BANGKOK -- Thai Prime Minister and junta boss Prayuth Chan-ocha gathered his economic team for a rare all-star appearance in front of foreign investors on Thursday in a desperate appeal to get money flowing back into the country again.
"Please come now, don't wait -- the sooner is the better," Prayuth told a Stock Exchange of Thailand conference titled "Thailand's Big Strategic Move." He vowed that his military regime would put Thailand on track "to become a first-world, developed nation" by kicking off large infrastructure projects before the long-delayed general election, now slated for late 2018.
"I am ready to hand over all tasks to the new government so they can carry on after the election," he said, referring to his team's recently implemented 20-year national strategy plan through 2036, to which the future civilian government is legally bound to promote.
The prime minister's roughly 20-minute speech was followed by lengthy remarks by his cabinet members in charge of economic affairs, namely Deputy Prime Minister Somkid Jatusripitak, Industry Minister Uttama Savanayana and Finance Minister Apisak Tantivorawong.
"We wanted to provide firsthand information with our own words without being politically biased by the media," Somkid said. He stressed that efforts were being made to upgrade infrastructure, saying projects ranging from highways to a high-speed railway worth a combined 2.4 trillion baht ($70.6 billion) were in the pipeline.
Somkid said that construction of a controversial and long-delayed 252km high-speed train project with China is set to start by September, and reiterated Thailand's geographical advantage in terms of its proximity to Asia's biggest economy. Prayuth recently showed his determination to accelerate the project by using his sweeping powers to allow Chinese engineers to join even if they do not have a Thai engineering license, as is typically required by law.
"We want to see more investment from Western countries," Somkid said, adding that "if you don't come soon, all the projects will be taken up by the Chinese and the Japanese."
Thailand's slow economic recovery, coupled with political uncertainty under the military regime -- which took power in a May 2014 coup -- have kept investment in Thailand low compared with its regional peers.
According to statistics recently released by the United Nations Conference on Trade and Development, foreign direct investment in Thailand was just $1.55 billion in 2016, down 70% on the year and just a tenth of the 2013 figure. Last year's inflow was the third-lowest among the 10 member states of the Association of Southeast Asian Nations.
By contrast, outbound FDI hit a record-high $13.2 billion in 2016, nearly an eightfold increase on the year and the second-largest in the region. The surge came as more Thai companies are seeking growth outside the country through mergers and acquisitions and capital investment.
Although Thailand's gross domestic product growth recovered to 3.2% in 2016, from 0.8% in 2014, it is still far behind the 7-8% expansions seen among its developing neighbors and the ASEAN average of 4.5% growth.
Thursday's conference primarily addressed capital market investors, and was joined by representatives from roughly 30 international funds with a total of about $6.3 trillion in assets under management.

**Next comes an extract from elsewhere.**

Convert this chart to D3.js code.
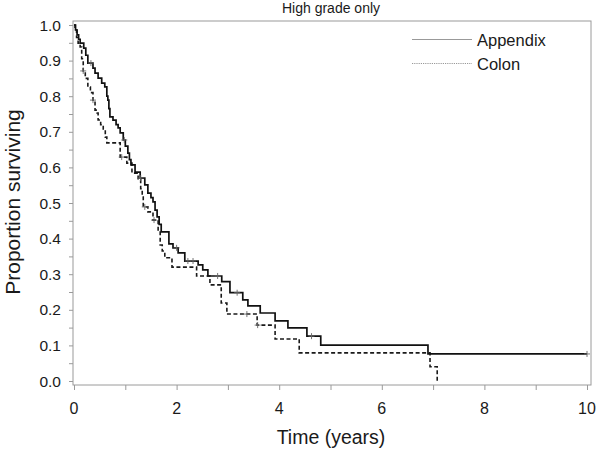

Stock Exchange of Thailand President Kesara Manchusree said that in any form, whether in the real sector or the capital market, foreign investment is crucial to reviving Thailand's economy. "The government is trying to stimulate the economy by expanding infrastructure projects, but these projects need funding from the private sector, too," she told the Nikkei Asian Review.
One project the government is heavily promoting is the Eastern Economic Corridor, a new special economic zone that spans three provinces on Thailand's eastern seaboard. To attract high-tech industries to the area, the government plans to upgrade infrastructure such as airports and seaports with a total investment of 1.5 trillion baht ($44 billion) over the next five years. This will be shouldered by both the public and private sectors.

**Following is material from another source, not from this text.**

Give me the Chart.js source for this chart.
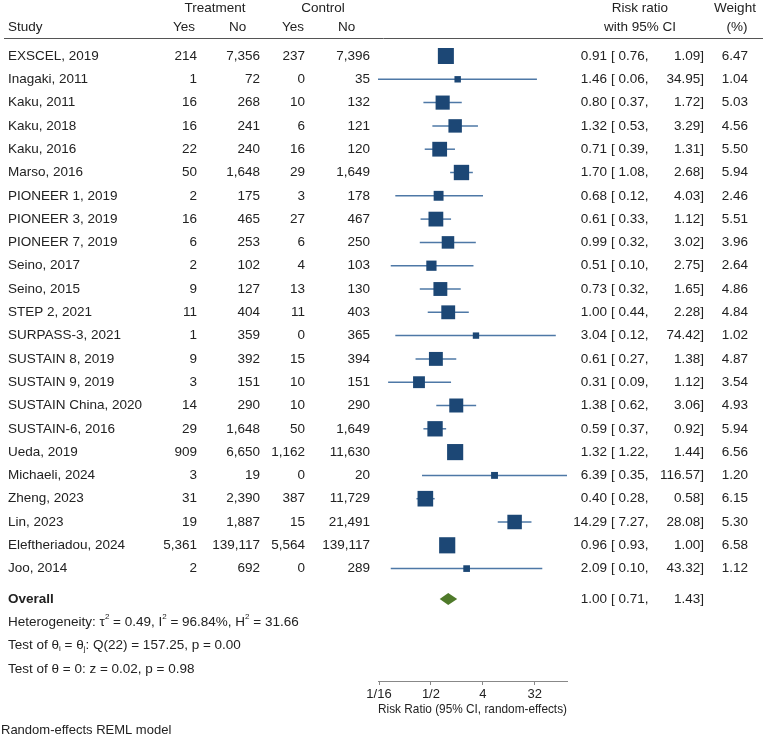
<!DOCTYPE html>
<html>
<head>
<meta charset="utf-8">
<script src="https://cdn.jsdelivr.net/npm/chart.js@4.4.1/dist/chart.umd.min.js"></script>
<style>
  html, body { margin: 0; padding: 0; background: #fff; }
</style>
</head>
<body>
<canvas id="forest" width="767" height="737"></canvas>
<script>
const studies = ["EXSCEL, 2019", "Inagaki, 2011", "Kaku, 2011", "Kaku, 2018", "Kaku, 2016", "Marso, 2016",
  "PIONEER 1, 2019", "PIONEER 3, 2019", "PIONEER 7, 2019", "Seino, 2017", "Seino, 2015", "STEP 2, 2021",
  "SURPASS-3, 2021", "SUSTAIN 8, 2019", "SUSTAIN 9, 2019", "SUSTAIN China, 2020", "SUSTAIN-6, 2016",
  "Ueda, 2019", "Michaeli, 2024", "Zheng, 2023", "Lin, 2023", "Eleftheriadou, 2024", "Joo, 2014"];
const treatYes = [214, 1, 16, 16, 22, 50, 2, 16, 6, 2, 9, 11, 1, 9, 3, 14, 29, 909, 3, 31, 19, 5361, 2];
const treatNo = [7356, 72, 268, 241, 240, 1648, 175, 465, 253, 102, 127, 404, 359, 392, 151, 290, 1648, 6650, 19, 2390, 1887, 139117, 692];
const ctrlYes = [237, 0, 10, 6, 16, 29, 3, 27, 6, 4, 13, 11, 0, 15, 10, 10, 50, 1162, 0, 387, 15, 5564, 0];
const ctrlNo = [7396, 35, 132, 121, 120, 1649, 178, 467, 250, 103, 130, 403, 365, 394, 151, 290, 1649, 11630, 20, 11729, 21491, 139117, 289];
const riskRatio = [0.91, 1.46, 0.80, 1.32, 0.71, 1.70, 0.68, 0.61, 0.99, 0.51, 0.73, 1.00, 3.04, 0.61, 0.31, 1.38, 0.59, 1.32, 6.39, 0.40, 14.29, 0.96, 2.09];
const ciLow = [0.76, 0.06, 0.37, 0.53, 0.39, 1.08, 0.12, 0.33, 0.32, 0.10, 0.32, 0.44, 0.12, 0.27, 0.09, 0.62, 0.37, 1.22, 0.35, 0.28, 7.27, 0.93, 0.10];
const ciHigh = [1.09, 34.95, 1.72, 3.29, 1.31, 2.68, 4.03, 1.12, 3.02, 2.75, 1.65, 2.28, 74.42, 1.38, 1.12, 3.06, 0.92, 1.44, 116.57, 0.58, 28.08, 1.00, 43.32];
const weights = [6.47, 1.04, 5.03, 4.56, 5.50, 5.94, 2.46, 5.51, 3.96, 2.64, 4.86, 4.84, 1.02, 4.87, 3.54, 4.93, 5.94, 6.56, 1.20, 6.15, 5.30, 6.58, 1.12];
const overallRR = 1.00, overallLow = 0.71, overallHigh = 1.43;
const tickValues = [1 / 16, 1 / 2, 4, 32];
const tickLabels = ["1/16", "1/2", "4", "32"];

// layout (pixels)
const areaTop = 40, areaBottom = 681, firstRow = 56, rowStep = 23.3;
const yMin = (areaTop - firstRow) / rowStep;
const yMax = (areaBottom - firstRow) / rowStep;
const overallRow = 23.3;
const FONT = "'Liberation Sans', Arial, sans-serif";
const TXT = "#222";

const fmt = n => n.toLocaleString("en-US");

const datasets = [{
  type: "scatter",
  data: riskRatio.map((v, i) => ({ x: v, y: i })),
  pointStyle: "rect",
  pointRadius: c => 6.3 * Math.sqrt(weights[c.dataIndex]) / Math.SQRT2,
  backgroundColor: "#1c4775",
  borderWidth: 0,
  order: 0,
  clip: false
}];
studies.forEach((s, i) => {
  datasets.push({
    type: "line",
    data: [{ x: ciLow[i], y: i }, { x: ciHigh[i], y: i }],
    borderColor: "#4e78a6",
    borderWidth: 1.5,
    pointRadius: 0,
    order: 1,
    clip: false
  });
});

function drawRuns(ctx, x, y, runs) {
  runs.forEach(([t, kind]) => {
    let dy = 0;
    if (kind) {
      ctx.font = "8px " + FONT;
      dy = kind === "sup" ? -5 : 3;
    } else {
      ctx.font = "13.5px " + FONT;
    }
    ctx.fillText(t, x, y + dy);
    x += ctx.measureText(t).width;
  });
}

const tablePlugin = {
  id: "table",
  afterDraw(chart) {
    const ctx = chart.ctx;
    const ys = chart.scales.y, xs = chart.scales.x;
    ctx.save();
    ctx.fillStyle = TXT;
    ctx.textBaseline = "middle";
    ctx.font = "13.5px " + FONT;

    // header
    ctx.textAlign = "center";
    ctx.fillText("Treatment", 215, 8);
    ctx.fillText("Control", 323, 8);
    ctx.fillText("Risk ratio", 640, 8);
    ctx.fillText("with 95% CI", 640, 27);
    ctx.fillText("Weight", 735, 8);
    ctx.fillText("(%)", 737, 27);
    ctx.textAlign = "left";
    ctx.fillText("Study", 8, 27);
    ctx.fillText("Yes", 173, 27);
    ctx.fillText("No", 229, 27);
    ctx.fillText("Yes", 282, 27);
    ctx.fillText("No", 338, 27);
    ctx.strokeStyle = "#555";
    ctx.lineWidth = 1;
    ctx.beginPath();
    ctx.moveTo(4, 38.5);
    ctx.lineTo(763, 38.5);
    ctx.stroke();

    // study rows
    studies.forEach((s, i) => {
      const y = ys.getPixelForValue(i);
      ctx.textAlign = "left";
      ctx.fillText(s, 8, y);
      ctx.fillText("[ " + ciLow[i].toFixed(2) + ",", 611, y);
      ctx.textAlign = "right";
      ctx.fillText(fmt(treatYes[i]), 197, y);
      ctx.fillText(fmt(treatNo[i]), 260, y);
      ctx.fillText(fmt(ctrlYes[i]), 305, y);
      ctx.fillText(fmt(ctrlNo[i]), 370, y);
      ctx.fillText(riskRatio[i].toFixed(2), 607, y);
      ctx.fillText(ciHigh[i].toFixed(2) + "]", 704, y);
      ctx.fillText(weights[i].toFixed(2), 748, y);
    });

    // overall row
    const yo = ys.getPixelForValue(overallRow);
    ctx.textAlign = "left";
    ctx.font = "bold 13.5px " + FONT;
    ctx.fillText("Overall", 8, yo);
    ctx.font = "13.5px " + FONT;
    ctx.fillText("[ " + overallLow.toFixed(2) + ",", 611, yo);
    ctx.textAlign = "right";
    ctx.fillText(overallRR.toFixed(2), 607, yo);
    ctx.fillText(overallHigh.toFixed(2) + "]", 704, yo);

    // diamond
    const xl = xs.getPixelForValue(overallLow), xm = xs.getPixelForValue(overallRR), xh = xs.getPixelForValue(overallHigh);
    ctx.fillStyle = "#4f7a2a";
    ctx.beginPath();
    ctx.moveTo(xl, yo);
    ctx.lineTo(xm, yo - 6);
    ctx.lineTo(xh, yo);
    ctx.lineTo(xm, yo + 6);
    ctx.closePath();
    ctx.fill();

    // statistics
    ctx.fillStyle = TXT;
    ctx.textAlign = "left";
    drawRuns(ctx, 8, ys.getPixelForValue(overallRow + 1), [
      ["Heterogeneity: \u03c4"], ["2", "sup"], [" = 0.49, I"], ["2", "sup"], [" = 96.84%, H"], ["2", "sup"], [" = 31.66"]
    ]);
    drawRuns(ctx, 8, ys.getPixelForValue(overallRow + 2), [
      ["Test of \u03b8"], ["i", "sub"], [" = \u03b8"], ["j", "sub"], [": Q(22) = 157.25, p = 0.00"]
    ]);
    drawRuns(ctx, 8, ys.getPixelForValue(overallRow + 3), [
      ["Test of \u03b8 = 0: z = 0.02, p = 0.98"]
    ]);
    ctx.font = "13px " + FONT;
    ctx.fillText("Random-effects REML model", 1, 730);
    ctx.restore();
  }
};

new Chart(document.getElementById("forest"), {
  data: { datasets },
  options: {
    responsive: false,
    animation: false,
    events: [],
    layout: { padding: { left: 378, right: 200, top: areaTop, bottom: 737 - areaBottom - 36 } },
    plugins: { legend: { display: false }, tooltip: { enabled: false } },
    scales: {
      x: {
        type: "logarithmic",
        position: "bottom",
        min: 0.06,
        max: 116.57,
        afterBuildTicks: scale => { scale.ticks = tickValues.map(v => ({ value: v })); },
        afterFit: scale => { scale.height = 36; },
        ticks: {
          autoSkip: false,
          maxRotation: 0,
          padding: 2,
          color: TXT,
          font: { family: FONT, size: 13 },
          callback: (v, i) => tickLabels[i]
        },
        grid: { drawOnChartArea: false, drawTicks: true, tickLength: 4, color: "#888" },
        border: { display: true, color: "#888", width: 1 },
        title: {
          display: true,
          text: "Risk Ratio (95% CI, random-effects)",
          color: TXT,
          font: { family: FONT, size: 13 },
          padding: { top: 0, bottom: 0 }
        }
      },
      y: {
        type: "linear",
        min: yMin,
        max: yMax,
        reverse: true,
        display: false
      }
    }
  },
  plugins: [tablePlugin]
});
</script>
</body>
</html>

"Companies need to convince the foreign investors to raise more funds," Kesara said. Although the Thai bourse boasted the region's highest liquidity and largest jump in the benchmark index in 2016, this was largely due to the strong presence of domestic retail investors. The foreign investor base is small, accounting for just 20% of trade, as many fled the market after the 2014 coup.
"If all the infrastructure comes online as promised, it would be crucial for the Thai economy," said one foreign banker, who said Thailand has "not been so attractive compared to other Asian countries" due to the military regime.
"Foreign investors have been unable to determine the direction of Thailand due to political issues," Prinn Panitchpakdi, managing director of CLSA Securities (Thailand), told the Nikkei Asian Review. "I hope that the foreign investors were assured by the direct words and promises of the prime minister and his team."